> **What is needed**: Collect the lines of the entries where "with" shows up.

[Figure scripts]
___

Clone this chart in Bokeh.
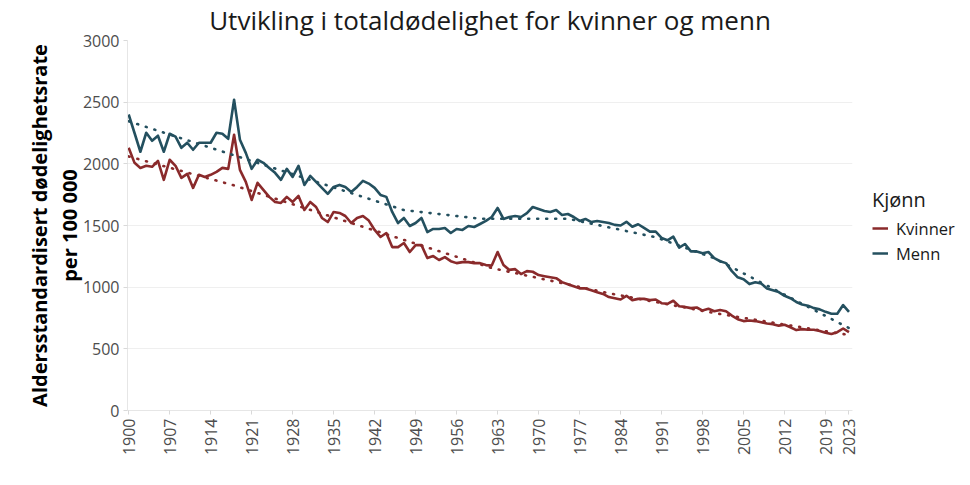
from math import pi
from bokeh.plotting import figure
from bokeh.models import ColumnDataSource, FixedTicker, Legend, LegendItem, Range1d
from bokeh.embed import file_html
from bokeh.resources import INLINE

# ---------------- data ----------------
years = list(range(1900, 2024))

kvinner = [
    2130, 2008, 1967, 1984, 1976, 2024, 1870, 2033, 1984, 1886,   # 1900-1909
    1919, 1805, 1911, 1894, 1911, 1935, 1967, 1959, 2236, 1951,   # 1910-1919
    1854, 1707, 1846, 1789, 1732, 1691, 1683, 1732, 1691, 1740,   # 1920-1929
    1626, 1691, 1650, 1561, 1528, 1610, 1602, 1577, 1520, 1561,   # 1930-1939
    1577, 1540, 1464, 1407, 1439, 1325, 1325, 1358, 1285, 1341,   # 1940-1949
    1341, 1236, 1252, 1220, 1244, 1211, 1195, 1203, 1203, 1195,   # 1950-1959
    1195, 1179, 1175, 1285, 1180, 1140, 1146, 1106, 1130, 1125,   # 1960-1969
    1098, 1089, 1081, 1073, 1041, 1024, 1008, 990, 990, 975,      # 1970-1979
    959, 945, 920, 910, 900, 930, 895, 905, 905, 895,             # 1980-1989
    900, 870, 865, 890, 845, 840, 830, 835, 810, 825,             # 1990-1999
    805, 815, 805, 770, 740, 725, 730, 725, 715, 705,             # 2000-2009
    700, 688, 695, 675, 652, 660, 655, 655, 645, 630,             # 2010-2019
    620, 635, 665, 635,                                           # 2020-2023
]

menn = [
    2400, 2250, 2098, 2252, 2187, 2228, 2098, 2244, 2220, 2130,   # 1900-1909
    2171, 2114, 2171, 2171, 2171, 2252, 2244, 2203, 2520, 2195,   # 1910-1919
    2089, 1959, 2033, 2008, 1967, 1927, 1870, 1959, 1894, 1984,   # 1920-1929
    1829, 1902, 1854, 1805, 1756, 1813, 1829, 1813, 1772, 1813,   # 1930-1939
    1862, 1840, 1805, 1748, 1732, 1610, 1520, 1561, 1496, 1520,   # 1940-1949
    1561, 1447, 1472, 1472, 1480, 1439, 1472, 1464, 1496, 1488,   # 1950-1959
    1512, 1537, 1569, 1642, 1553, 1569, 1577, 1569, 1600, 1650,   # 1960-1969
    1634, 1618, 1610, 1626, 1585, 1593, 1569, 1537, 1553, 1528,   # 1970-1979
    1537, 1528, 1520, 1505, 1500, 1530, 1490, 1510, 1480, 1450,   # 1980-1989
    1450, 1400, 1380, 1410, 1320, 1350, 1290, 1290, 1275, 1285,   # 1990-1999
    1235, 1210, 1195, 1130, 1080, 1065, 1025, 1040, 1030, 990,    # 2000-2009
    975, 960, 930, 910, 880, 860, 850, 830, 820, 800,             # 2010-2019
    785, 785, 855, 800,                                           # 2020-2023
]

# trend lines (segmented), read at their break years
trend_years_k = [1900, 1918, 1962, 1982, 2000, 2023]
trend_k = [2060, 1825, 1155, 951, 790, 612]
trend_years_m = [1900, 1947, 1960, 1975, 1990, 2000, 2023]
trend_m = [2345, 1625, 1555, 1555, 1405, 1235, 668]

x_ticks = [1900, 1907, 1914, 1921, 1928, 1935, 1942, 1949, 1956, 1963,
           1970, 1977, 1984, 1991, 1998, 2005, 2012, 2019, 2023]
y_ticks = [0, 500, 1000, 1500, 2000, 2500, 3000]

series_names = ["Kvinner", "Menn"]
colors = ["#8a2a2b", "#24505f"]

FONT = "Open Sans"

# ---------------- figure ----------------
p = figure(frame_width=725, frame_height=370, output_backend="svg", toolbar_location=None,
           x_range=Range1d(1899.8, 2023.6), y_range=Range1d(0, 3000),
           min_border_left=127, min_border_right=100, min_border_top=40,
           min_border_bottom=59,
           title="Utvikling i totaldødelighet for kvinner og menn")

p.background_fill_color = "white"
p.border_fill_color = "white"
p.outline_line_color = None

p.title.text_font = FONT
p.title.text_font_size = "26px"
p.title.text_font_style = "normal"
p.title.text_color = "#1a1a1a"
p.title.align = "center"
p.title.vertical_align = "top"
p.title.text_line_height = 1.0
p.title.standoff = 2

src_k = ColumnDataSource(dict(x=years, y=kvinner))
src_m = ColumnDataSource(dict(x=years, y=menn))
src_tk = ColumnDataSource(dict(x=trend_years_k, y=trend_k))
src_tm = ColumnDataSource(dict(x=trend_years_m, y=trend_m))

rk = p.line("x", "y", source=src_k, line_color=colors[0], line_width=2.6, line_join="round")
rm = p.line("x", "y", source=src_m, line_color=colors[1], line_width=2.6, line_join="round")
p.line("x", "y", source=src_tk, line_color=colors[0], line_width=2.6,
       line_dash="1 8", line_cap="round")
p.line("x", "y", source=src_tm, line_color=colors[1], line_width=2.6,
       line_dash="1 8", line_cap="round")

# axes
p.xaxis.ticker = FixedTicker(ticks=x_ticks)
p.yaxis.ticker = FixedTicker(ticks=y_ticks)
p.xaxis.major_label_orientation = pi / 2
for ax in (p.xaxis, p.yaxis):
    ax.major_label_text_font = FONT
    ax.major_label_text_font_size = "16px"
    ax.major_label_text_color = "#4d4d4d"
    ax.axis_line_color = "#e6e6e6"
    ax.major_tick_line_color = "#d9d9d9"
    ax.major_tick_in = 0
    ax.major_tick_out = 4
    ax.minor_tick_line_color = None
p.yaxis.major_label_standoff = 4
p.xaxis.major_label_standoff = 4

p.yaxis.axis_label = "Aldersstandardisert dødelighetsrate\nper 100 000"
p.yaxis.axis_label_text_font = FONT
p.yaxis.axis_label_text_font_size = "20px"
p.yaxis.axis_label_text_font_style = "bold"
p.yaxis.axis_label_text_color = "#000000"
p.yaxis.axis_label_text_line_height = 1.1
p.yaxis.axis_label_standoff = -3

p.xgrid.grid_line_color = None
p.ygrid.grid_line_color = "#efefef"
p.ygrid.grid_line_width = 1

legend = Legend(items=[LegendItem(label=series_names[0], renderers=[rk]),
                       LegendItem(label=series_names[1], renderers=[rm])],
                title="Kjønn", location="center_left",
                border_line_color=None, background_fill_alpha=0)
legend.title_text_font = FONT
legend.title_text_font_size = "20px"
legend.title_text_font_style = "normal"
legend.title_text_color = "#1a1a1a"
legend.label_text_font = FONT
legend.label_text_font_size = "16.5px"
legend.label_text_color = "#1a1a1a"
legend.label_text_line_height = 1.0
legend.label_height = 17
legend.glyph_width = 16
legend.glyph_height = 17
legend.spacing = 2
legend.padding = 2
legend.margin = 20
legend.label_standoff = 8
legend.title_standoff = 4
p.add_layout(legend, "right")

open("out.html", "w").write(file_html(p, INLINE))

___

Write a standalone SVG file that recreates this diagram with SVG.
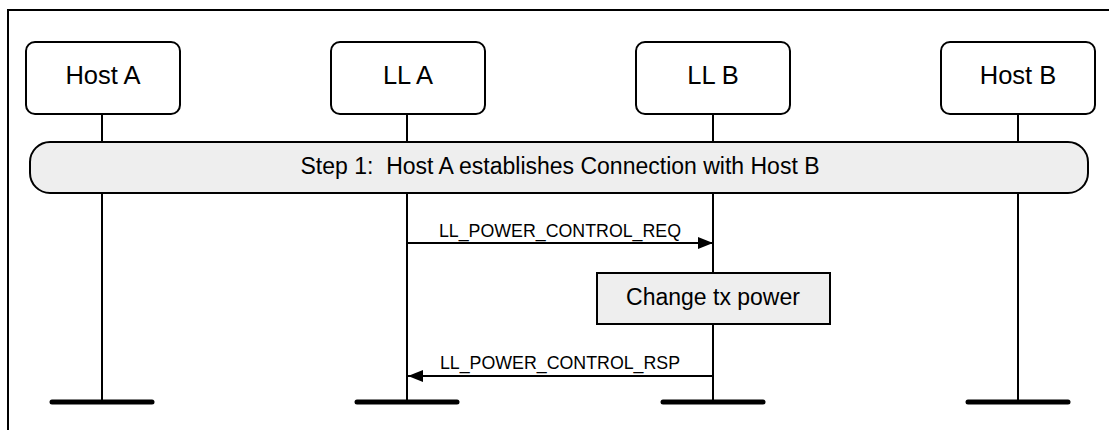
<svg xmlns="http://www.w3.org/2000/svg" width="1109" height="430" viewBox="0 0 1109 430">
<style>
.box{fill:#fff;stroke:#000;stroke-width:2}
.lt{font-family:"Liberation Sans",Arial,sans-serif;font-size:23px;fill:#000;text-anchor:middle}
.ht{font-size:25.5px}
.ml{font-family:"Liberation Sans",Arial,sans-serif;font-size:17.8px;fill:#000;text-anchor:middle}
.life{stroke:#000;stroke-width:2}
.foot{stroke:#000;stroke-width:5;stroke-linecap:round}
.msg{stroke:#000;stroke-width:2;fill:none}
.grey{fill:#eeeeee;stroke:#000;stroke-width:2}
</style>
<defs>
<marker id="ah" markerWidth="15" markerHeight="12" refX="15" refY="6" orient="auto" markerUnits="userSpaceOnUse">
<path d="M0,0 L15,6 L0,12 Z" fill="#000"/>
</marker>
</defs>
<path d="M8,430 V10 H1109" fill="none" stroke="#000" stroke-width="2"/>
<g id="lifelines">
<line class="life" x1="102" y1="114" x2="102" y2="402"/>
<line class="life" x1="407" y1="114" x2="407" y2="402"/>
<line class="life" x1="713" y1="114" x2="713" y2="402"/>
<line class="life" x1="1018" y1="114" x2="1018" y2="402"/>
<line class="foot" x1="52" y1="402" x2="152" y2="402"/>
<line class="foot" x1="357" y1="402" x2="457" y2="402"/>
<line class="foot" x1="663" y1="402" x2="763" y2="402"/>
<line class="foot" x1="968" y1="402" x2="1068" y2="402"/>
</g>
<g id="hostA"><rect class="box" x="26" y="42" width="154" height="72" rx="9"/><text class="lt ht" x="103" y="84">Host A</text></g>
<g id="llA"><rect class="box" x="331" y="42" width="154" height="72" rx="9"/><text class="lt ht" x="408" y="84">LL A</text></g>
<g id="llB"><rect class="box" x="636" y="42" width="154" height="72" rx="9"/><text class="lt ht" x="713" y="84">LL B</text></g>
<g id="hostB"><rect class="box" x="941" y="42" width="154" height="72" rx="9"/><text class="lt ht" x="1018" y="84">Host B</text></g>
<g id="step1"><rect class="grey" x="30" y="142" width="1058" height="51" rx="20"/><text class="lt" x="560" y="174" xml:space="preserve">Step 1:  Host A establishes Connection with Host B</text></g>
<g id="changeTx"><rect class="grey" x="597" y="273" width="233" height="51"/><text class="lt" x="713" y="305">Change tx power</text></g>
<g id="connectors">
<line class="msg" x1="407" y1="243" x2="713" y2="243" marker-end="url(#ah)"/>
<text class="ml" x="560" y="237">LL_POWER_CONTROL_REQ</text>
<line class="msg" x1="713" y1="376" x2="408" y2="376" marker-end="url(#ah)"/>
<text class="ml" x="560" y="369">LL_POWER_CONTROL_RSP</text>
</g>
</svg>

___

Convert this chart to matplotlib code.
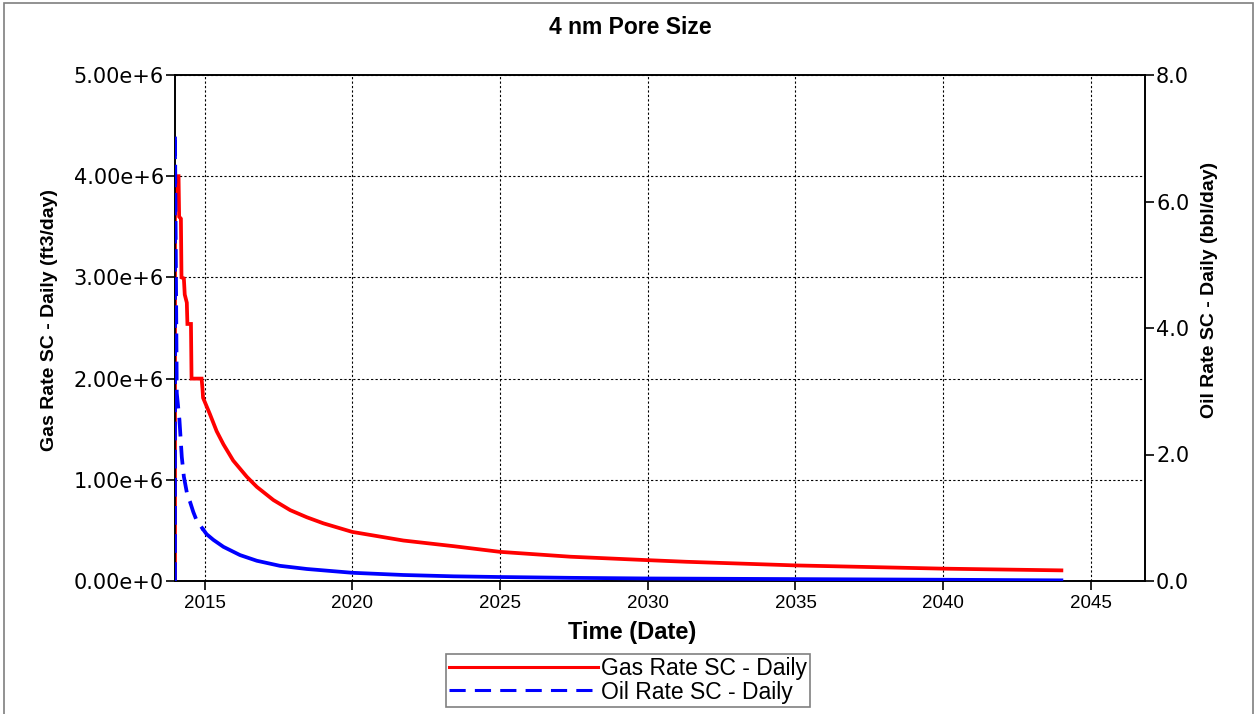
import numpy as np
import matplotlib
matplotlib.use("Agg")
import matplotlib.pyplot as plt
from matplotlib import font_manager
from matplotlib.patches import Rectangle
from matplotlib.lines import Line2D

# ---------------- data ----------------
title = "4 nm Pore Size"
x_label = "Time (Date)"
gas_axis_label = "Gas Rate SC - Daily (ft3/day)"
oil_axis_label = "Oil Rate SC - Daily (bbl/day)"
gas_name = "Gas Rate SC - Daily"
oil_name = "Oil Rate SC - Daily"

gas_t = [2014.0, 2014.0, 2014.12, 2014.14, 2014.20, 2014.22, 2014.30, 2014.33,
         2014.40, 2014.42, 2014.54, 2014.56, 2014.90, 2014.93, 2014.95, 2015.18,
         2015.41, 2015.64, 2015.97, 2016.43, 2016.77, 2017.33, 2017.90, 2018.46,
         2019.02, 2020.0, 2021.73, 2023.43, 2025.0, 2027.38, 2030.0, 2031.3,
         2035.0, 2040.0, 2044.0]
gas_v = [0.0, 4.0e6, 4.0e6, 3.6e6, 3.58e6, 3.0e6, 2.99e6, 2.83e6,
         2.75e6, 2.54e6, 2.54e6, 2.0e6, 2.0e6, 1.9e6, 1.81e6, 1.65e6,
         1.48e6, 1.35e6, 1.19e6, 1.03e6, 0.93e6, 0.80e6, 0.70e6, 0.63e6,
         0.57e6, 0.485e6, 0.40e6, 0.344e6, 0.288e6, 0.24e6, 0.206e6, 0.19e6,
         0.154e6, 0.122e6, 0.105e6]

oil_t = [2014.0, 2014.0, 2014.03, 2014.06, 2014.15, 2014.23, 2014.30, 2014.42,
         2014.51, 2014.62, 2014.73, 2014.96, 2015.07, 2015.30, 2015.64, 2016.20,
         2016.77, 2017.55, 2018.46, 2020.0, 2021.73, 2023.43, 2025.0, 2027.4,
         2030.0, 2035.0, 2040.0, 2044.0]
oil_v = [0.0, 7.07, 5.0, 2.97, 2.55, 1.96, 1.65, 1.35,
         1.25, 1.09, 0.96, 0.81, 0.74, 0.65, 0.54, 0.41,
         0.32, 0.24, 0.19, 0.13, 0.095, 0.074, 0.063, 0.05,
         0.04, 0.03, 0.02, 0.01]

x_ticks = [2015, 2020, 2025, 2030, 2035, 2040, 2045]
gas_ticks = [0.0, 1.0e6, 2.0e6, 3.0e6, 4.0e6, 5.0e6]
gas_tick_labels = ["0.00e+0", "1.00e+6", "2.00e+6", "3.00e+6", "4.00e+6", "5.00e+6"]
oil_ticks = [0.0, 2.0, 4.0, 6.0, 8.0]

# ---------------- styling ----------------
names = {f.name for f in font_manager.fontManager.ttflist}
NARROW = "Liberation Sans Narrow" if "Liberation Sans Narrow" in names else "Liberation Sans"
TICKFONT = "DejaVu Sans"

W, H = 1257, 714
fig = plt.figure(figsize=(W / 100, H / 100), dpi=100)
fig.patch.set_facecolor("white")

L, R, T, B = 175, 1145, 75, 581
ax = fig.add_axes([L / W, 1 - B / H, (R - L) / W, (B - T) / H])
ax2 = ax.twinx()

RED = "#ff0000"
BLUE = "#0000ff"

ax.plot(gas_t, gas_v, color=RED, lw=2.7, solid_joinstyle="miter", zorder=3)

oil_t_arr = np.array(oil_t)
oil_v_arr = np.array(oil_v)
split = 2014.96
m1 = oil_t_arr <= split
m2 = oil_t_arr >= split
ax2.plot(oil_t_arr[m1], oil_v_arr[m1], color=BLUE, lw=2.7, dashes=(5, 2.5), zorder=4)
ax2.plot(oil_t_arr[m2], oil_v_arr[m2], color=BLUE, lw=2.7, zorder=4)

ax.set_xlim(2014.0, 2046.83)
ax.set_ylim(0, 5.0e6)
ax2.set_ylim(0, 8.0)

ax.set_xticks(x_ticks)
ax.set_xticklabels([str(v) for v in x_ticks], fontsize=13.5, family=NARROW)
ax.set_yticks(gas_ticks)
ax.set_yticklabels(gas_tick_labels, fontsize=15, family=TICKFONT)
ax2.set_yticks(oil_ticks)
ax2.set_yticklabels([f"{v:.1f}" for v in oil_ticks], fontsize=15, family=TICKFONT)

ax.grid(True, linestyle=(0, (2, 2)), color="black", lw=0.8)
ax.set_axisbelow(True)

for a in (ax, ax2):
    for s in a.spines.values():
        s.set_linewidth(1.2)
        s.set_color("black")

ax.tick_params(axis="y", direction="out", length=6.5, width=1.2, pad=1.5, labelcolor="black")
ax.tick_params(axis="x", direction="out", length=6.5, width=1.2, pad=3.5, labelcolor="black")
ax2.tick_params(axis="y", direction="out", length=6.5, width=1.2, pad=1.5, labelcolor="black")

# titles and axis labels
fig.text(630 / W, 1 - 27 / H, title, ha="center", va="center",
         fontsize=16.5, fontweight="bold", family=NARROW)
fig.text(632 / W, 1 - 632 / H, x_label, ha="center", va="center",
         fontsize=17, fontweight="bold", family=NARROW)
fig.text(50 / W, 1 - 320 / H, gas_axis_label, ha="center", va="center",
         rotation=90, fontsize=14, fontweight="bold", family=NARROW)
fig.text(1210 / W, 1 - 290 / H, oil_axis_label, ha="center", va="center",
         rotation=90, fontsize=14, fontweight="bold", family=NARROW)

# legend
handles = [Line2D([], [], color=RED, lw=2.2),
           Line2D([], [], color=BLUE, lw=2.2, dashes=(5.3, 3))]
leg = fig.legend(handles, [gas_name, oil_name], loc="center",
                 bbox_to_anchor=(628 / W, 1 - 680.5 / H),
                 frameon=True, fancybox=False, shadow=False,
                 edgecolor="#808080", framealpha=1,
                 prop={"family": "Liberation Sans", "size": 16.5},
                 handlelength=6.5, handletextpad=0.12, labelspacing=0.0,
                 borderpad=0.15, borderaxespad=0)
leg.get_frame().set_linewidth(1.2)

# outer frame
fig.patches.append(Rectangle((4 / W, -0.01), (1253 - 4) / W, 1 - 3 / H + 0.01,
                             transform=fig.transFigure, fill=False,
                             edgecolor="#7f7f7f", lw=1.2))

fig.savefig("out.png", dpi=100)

___

> **The answer**:
Write a standalone SVG file that recreates this diagram with SVG.
<g id="step1"><rect class="grey" x="30" y="142" width="1058" height="51" rx="20"/><text class="lt" x="560" y="174" xml:space="preserve">Step 1:  Host A establishes Connection with Host B</text></g>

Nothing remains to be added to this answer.